BEGIN Data supplied
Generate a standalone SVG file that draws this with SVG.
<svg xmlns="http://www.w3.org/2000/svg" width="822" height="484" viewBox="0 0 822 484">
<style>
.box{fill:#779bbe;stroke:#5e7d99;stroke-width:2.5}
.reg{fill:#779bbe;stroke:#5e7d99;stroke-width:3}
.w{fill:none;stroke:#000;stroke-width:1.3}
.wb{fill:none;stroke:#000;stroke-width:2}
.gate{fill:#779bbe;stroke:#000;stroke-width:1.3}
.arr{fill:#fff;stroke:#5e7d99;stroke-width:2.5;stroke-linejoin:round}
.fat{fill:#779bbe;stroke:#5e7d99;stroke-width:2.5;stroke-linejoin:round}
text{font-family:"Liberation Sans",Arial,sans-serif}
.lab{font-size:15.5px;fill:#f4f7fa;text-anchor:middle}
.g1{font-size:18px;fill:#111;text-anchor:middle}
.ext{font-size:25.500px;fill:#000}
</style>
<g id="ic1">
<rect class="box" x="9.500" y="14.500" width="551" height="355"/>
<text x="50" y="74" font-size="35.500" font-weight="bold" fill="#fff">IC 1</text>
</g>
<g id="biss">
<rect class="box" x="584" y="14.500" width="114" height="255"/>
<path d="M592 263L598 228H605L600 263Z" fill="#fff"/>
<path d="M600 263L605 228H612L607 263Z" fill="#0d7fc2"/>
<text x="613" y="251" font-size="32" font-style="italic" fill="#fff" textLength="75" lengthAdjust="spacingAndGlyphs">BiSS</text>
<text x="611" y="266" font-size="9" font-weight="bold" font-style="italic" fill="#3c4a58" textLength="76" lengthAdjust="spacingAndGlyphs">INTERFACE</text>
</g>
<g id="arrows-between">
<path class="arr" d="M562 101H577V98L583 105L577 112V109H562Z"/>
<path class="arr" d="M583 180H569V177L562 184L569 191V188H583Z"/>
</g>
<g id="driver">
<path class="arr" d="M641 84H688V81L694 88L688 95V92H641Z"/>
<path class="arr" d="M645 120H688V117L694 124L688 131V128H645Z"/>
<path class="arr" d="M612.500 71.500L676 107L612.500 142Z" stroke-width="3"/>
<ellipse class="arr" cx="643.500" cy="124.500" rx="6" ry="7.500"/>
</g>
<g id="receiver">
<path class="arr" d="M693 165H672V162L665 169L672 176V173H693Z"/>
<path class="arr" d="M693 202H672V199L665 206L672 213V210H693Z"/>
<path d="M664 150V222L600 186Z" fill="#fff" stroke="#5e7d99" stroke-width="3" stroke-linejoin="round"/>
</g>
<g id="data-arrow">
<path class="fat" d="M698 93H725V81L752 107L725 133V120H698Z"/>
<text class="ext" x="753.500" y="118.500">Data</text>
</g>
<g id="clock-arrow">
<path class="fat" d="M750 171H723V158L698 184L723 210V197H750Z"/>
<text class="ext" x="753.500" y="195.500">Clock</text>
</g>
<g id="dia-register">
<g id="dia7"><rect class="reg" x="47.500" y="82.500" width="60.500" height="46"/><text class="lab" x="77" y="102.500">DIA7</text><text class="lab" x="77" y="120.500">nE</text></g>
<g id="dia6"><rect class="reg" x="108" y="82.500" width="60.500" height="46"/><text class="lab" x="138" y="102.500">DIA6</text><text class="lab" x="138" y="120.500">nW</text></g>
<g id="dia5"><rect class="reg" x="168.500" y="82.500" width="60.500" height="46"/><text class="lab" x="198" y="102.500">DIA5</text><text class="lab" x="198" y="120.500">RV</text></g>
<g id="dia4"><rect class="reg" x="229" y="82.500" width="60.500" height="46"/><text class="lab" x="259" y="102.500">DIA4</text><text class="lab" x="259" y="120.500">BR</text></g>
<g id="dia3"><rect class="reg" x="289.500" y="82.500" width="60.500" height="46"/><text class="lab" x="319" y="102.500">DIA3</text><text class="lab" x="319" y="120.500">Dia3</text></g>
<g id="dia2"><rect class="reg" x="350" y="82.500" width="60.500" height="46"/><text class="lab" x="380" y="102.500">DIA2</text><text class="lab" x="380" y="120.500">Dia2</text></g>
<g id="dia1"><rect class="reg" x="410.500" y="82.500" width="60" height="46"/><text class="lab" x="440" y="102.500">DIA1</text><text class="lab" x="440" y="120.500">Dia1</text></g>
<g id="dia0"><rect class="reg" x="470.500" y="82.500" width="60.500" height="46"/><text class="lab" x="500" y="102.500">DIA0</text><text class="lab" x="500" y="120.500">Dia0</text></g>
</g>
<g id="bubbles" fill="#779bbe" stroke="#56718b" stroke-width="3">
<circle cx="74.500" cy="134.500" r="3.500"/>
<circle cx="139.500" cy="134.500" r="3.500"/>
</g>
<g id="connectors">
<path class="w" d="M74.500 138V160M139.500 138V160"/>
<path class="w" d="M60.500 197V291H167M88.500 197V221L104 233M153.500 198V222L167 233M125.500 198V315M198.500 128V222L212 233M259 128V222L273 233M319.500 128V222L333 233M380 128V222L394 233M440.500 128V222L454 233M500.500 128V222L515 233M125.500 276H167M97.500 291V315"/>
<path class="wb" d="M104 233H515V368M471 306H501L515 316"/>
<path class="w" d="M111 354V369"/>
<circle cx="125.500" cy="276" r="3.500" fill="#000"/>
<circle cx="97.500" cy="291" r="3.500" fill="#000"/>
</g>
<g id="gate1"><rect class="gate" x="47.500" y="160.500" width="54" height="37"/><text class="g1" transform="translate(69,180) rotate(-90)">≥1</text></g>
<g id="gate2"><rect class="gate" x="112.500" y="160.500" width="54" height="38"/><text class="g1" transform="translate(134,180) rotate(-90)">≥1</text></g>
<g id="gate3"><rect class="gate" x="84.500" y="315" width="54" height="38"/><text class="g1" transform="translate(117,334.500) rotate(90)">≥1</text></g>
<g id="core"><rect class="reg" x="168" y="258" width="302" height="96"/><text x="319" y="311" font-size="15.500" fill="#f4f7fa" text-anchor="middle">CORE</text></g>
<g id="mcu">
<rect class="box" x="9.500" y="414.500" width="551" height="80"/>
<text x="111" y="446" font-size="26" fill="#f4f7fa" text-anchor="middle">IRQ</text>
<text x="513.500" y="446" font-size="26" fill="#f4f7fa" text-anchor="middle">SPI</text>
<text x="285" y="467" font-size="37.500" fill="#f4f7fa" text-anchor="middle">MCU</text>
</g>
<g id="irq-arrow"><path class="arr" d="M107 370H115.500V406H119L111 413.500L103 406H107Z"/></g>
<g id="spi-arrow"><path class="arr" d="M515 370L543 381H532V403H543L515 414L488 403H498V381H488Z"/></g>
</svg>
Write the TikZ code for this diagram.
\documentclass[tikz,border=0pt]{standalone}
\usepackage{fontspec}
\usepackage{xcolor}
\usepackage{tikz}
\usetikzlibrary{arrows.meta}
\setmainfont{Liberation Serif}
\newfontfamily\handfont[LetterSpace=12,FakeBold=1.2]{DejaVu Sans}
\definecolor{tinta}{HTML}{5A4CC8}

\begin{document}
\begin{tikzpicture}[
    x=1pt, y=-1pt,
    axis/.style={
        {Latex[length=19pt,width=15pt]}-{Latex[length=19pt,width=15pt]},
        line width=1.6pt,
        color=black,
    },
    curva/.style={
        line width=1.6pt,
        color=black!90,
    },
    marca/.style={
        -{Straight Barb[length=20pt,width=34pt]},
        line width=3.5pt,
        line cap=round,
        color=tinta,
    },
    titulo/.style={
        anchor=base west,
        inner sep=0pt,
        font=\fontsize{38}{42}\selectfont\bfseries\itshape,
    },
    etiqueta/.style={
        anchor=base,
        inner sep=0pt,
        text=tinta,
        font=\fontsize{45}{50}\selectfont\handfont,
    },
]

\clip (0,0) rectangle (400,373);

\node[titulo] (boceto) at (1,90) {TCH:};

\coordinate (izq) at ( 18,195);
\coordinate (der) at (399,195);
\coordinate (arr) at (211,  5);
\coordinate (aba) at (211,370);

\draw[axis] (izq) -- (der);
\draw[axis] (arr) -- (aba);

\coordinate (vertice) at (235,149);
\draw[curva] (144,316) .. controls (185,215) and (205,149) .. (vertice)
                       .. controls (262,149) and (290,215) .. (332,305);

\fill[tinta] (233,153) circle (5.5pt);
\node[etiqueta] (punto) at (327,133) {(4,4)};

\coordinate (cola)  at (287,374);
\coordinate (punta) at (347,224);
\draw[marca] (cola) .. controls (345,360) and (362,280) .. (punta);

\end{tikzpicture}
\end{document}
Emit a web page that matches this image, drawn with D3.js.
END Data supplied
Keep only those lines of the records that hold "this", and return them.

Generate a standalone SVG file that draws this with SVG.
Write the TikZ code for this diagram.
Emit a web page that matches this image, drawn with D3.js.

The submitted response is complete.